The game-changing paradigms of the next decade include digital diagnostics, IoT and cloud, ultra-fast scans, wearables, blockchain, digital therapies, big data, nano health, AI health, hackathons, system learningm and robotics. More importantly, these technologies will work in unison and not isolation in what will be a solution-centric crosstalk.
Digitization and telemedicine have enhanced the affordability and accessibility of cancer care to the last mile. Going forward, radiomics and pathomics will help manage large datasets of cancer patients. The treatment landscape, as is clear and evident from the rapid progression, is reimagining the future of cancer care and cure. Technology will help us draw enlightening patterns out of biological and clinical data to make early interventions in certain forms of cancers that can be tailored to individual patient needs. Efforts in this direction are ripe with interesting outcomes like biomarkers, which in turn will pave the way for personalized medicine. Genomics is one key area that will thrive on curated data to help detect and treat many lifestyle diseases at an early stage, thereby benefitting the patient who is the end-user and beneficiary of digital transformation.

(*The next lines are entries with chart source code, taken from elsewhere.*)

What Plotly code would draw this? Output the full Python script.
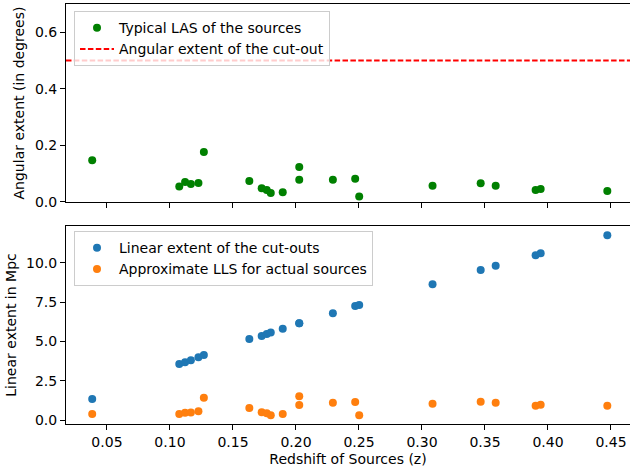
import plotly.graph_objects as go

# Data
z = [0.0383, 0.1074, 0.1120, 0.1166, 0.1226, 0.1269, 0.1630, 0.1728, 0.1768, 0.1800,
     0.1895, 0.2026, 0.2026, 0.2293, 0.2470, 0.2502, 0.3084, 0.3466, 0.3585, 0.3902,
     0.3942, 0.4471]
las_deg = [0.148, 0.055, 0.0706, 0.0635, 0.067, 0.1765, 0.074, 0.049, 0.042, 0.032,
           0.034, 0.1235, 0.0787, 0.0787, 0.082, 0.0198, 0.0575, 0.066, 0.0575, 0.042,
           0.046, 0.0388]
cutout_deg = 0.5
lin_cutout = [1.35, 3.57, 3.68, 3.80, 3.99, 4.14, 5.16, 5.35, 5.47, 5.56,
              5.81, 6.15, 6.15, 6.78, 7.25, 7.31, 8.62, 9.53, 9.80, 10.46,
              10.59, 11.73]
lls_mpc = [0.40, 0.40, 0.48, 0.50, 0.57, 1.43, 0.78, 0.51, 0.44, 0.32,
           0.40, 1.52, 0.97, 1.12, 1.16, 0.32, 1.05, 1.18, 1.12, 0.93,
           0.99, 0.93]

x_ticks = [0.05, 0.10, 0.15, 0.20, 0.25, 0.30, 0.35, 0.40, 0.45]
x_ticklabels = ["0.05", "0.10", "0.15", "0.20", "0.25", "0.30", "0.35", "0.40", "0.45"]
top_y_ticks = [0.0, 0.2, 0.4, 0.6]
top_y_ticklabels = ["0.0", "0.2", "0.4", "0.6"]
bot_y_ticks = [0.0, 2.5, 5.0, 7.5, 10.0]
bot_y_ticklabels = ["0.0", "2.5", "5.0", "7.5", "10.0"]

FONT = "DejaVu Sans"
FS = 14

fig = go.Figure()

fig.add_trace(go.Scatter(x=z, y=las_deg, mode="markers", name="Typical LAS of the sources",
                         marker=dict(color="#008000", size=8),
                         xaxis="x", yaxis="y", legend="legend"))
fig.add_trace(go.Scatter(x=[None], y=[None], mode="lines", name="Angular extent of the cut-out",
                         line=dict(color="#ff0000", width=2, dash="5.5px,2.4px"),
                         xaxis="x", yaxis="y", legend="legend"))
fig.add_shape(type="line", xref="x domain", yref="y", x0=0, x1=1, y0=cutout_deg, y1=cutout_deg,
              line=dict(color="#ff0000", width=2, dash="5.5px,2.4px"), layer="above")

fig.add_trace(go.Scatter(x=z, y=lin_cutout, mode="markers", name="Linear extent of the cut-outs",
                         marker=dict(color="#1f77b4", size=8),
                         xaxis="x2", yaxis="y2", legend="legend2"))
fig.add_trace(go.Scatter(x=z, y=lls_mpc, mode="markers", name="Approximate LLS for actual sources",
                         marker=dict(color="#ff7f0e", size=8),
                         xaxis="x2", yaxis="y2", legend="legend2"))

axis_common = dict(showline=True, linecolor="black", linewidth=1.1, ticks="outside",
                   ticklen=5, tickwidth=1.1, tickcolor="black", showgrid=False, zeroline=False,
                   tickfont=dict(family=FONT, size=FS, color="black"))

xr = [0.0175, 0.4651]
fig.update_layout(
    width=630, height=473,
    margin=dict(l=66, r=0, t=4, b=49),
    plot_bgcolor="white", paper_bgcolor="white",
    font=dict(family=FONT, size=FS, color="black"),
    xaxis=dict(domain=[0, 1], anchor="y", range=xr, tickvals=x_ticks, ticktext=x_ticklabels,
               showticklabels=False, mirror=True, matches="x2", **axis_common),
    yaxis=dict(domain=[0.5286, 1], anchor="x", range=[0, 0.7], tickvals=top_y_ticks,
               ticktext=top_y_ticklabels, mirror=False,
               title=dict(text="Angular extent (in degrees)", font=dict(family=FONT, size=FS), standoff=6),
               **axis_common),
    xaxis2=dict(domain=[0, 1], anchor="y2", range=xr, tickvals=x_ticks, ticktext=x_ticklabels,
                mirror=True,
                title=dict(text="Redshift of Sources (z)", font=dict(family=FONT, size=FS), standoff=5),
                **axis_common),
    yaxis2=dict(domain=[0, 0.4714], anchor="x2", range=[-0.235, 12.32], tickvals=bot_y_ticks,
                ticktext=bot_y_ticklabels, mirror=False,
                title=dict(text="Linear extent in Mpc", font=dict(family=FONT, size=FS), standoff=6),
                **axis_common),
    legend=dict(x=0.0142, y=0.983, xanchor="left", yanchor="top", itemwidth=34,
                bgcolor="rgba(255,255,255,0.8)", bordercolor="#cccccc", borderwidth=1,
                font=dict(family=FONT, size=FS, color="black")),
    legend2=dict(x=0.0142, y=0.459, xanchor="left", yanchor="top", itemwidth=34,
                 bgcolor="rgba(255,255,255,0.8)", bordercolor="#cccccc", borderwidth=1,
                 font=dict(family=FONT, size=FS, color="black")),
    showlegend=True,
)

fig.write_html("out.html")
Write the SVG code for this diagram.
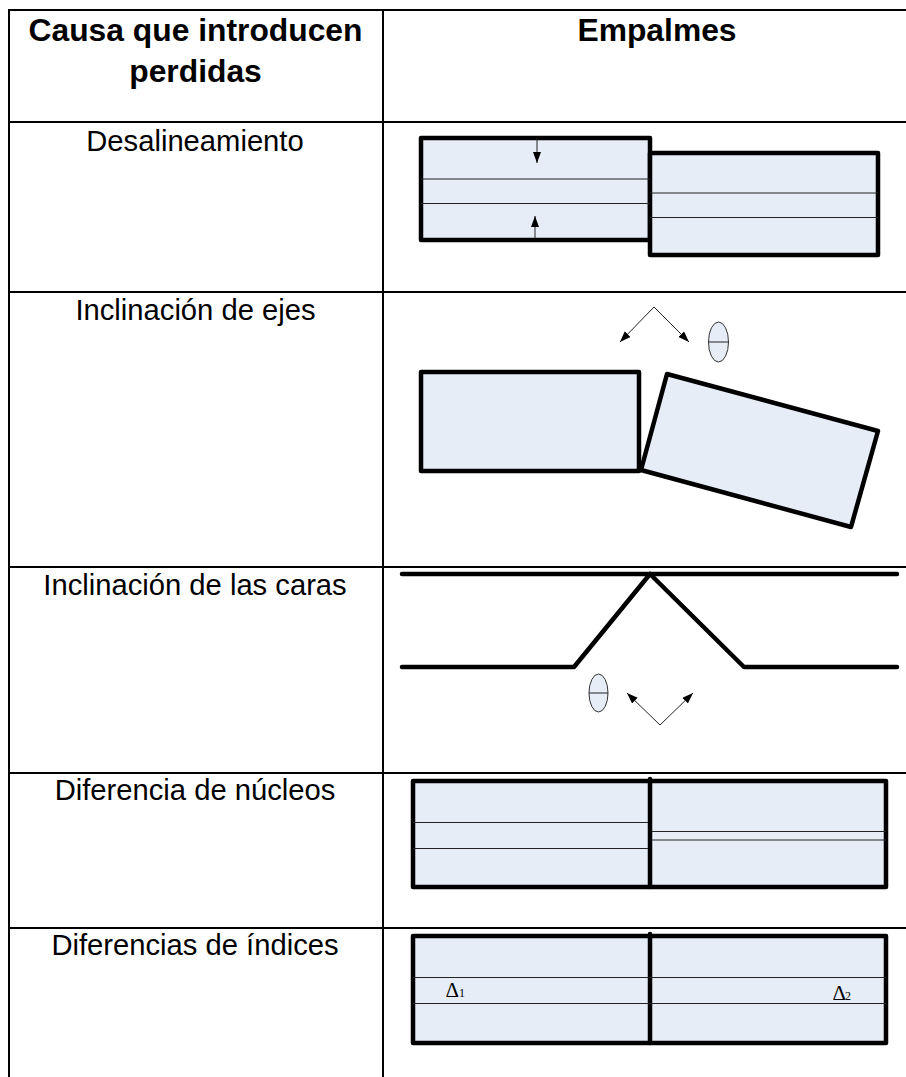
<svg xmlns="http://www.w3.org/2000/svg" width="906" height="1077" viewBox="0 0 906 1077">
<style>
.grid{stroke:#000;stroke-width:2;fill:none}
.box{fill:#e6edf7;stroke:#000;stroke-width:4.5;stroke-linejoin:round}
.thin{stroke:#222;stroke-width:1;fill:none}
.wire{stroke:#000;stroke-width:4.5;fill:none;stroke-linecap:round;stroke-linejoin:round}
.oval{fill:#e6edf7;stroke:#333;stroke-width:1}
text{font-family:"Liberation Sans",Arial,sans-serif;fill:#000}
.h{font-size:31.800px;font-weight:bold;text-anchor:middle}
.c{font-size:29.200px;text-anchor:middle}
.d{font-family:"Liberation Serif","Times New Roman",serif;font-size:21px}
.s{font-family:"Liberation Serif","Times New Roman",serif;font-size:12px}
</style>
<defs><marker id="a" markerWidth="12" markerHeight="10" refX="11" refY="4" orient="auto" markerUnits="userSpaceOnUse"><path d="M0 0L11 4L0 8Z" fill="#000"/></marker></defs>
<rect width="906" height="1077" fill="#fff"/>
<g id="table">
<path class="grid" d="M9 9V1077M383 10V1077"/>
<path class="grid" d="M9 10H906M9 122H906M9 292H906M9 567H906M9 773H906M9 928H906"/>
</g>
<g id="headers">
<text class="h" x="195.500" y="41">Causa que introducen</text>
<text class="h" x="195.500" y="82">perdidas</text>
<text class="h" x="657" y="41">Empalmes</text>
</g>
<g id="labels">
<text class="c" x="195" y="151">Desalineamiento</text>
<text class="c" x="195.500" y="320">Inclinación de ejes</text>
<text class="c" x="195" y="595">Inclinación de las caras</text>
<text class="c" x="195" y="800">Diferencia de núcleos</text>
<text class="c" x="195" y="955">Diferencias de índices</text>
</g>
<g id="desalineamiento">
<rect class="box" x="421" y="138" width="229" height="102"/>
<rect class="box" x="650" y="153" width="228" height="102"/>
<path class="thin" d="M421 179H650M421 203.500H650M650 193H878M650 217.500H878"/>
<path class="thin" marker-end="url(#a)" d="M537 138V163"/>
<path class="thin" marker-end="url(#a)" d="M535 238V216"/>
</g>
<g id="inclinacion-ejes">
<rect class="box" x="421" y="372" width="218" height="99"/>
<path class="box" d="M667 374L878 431L851 527L641 470Z"/>
<path class="thin" marker-end="url(#a)" d="M654 307L620 342"/>
<path class="thin" marker-end="url(#a)" d="M654 307L689 342"/>
<ellipse class="oval" cx="718.500" cy="342" rx="10" ry="20"/>
<path class="thin" d="M708.500 342H728.500"/>
</g>
<g id="inclinacion-caras">
<path class="wire" d="M402 574H897"/>
<path class="wire" d="M402 667H574L650 574L744 667H897"/>
<ellipse class="oval" cx="598.500" cy="693" rx="9.500" ry="19"/>
<path class="thin" d="M589 693H608"/>
<path class="thin" marker-end="url(#a)" d="M660 725L627 693"/>
<path class="thin" marker-end="url(#a)" d="M660 725L693 693"/>
</g>
<g id="diferencia-nucleos">
<rect class="box" x="413" y="781" width="473" height="106"/>
<path class="wire" d="M650 779V887"/>
<path class="thin" d="M413 822.500H648M413 848.500H648M652 831.500H886M652 840H886"/>
</g>
<g id="diferencias-indices">
<rect class="box" x="413" y="936" width="473" height="107"/>
<path class="wire" d="M650 934V1043"/>
<path class="thin" d="M413 977.500H886M413 1003.500H886"/>
<text class="d" x="445.500" y="997">Δ</text><text class="s" x="459" y="997">1</text>
<text class="d" x="832.500" y="1000">Δ</text><text class="s" x="845" y="1000">2</text>
</g>
</svg>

Having said that, the bedrock of this evolution is clean, accurate, and reliable data, besides scrupulous data integrity and seamless interoperability. We are today at the formative stage of the AI evolution marked by basic intelligence. In the coming years, we will delve deep into fertile areas like the Theory of Mind. However, technology, however powerful it may be, is a key healthcare enabler at best; it can never replace the healing powers of the human touch, interactions, and gestures. We need a patient-centric approach – from pre-admission to post-discharge – aimed at enhancing outcomes, lowering costs, and improving resource management, based on the risk and severity of the disease. The domain of healthcare revolves around the patient, so unless technology serves the larger cause of the patient, it will not serve the purpose in the truest sense, however strong the disruption.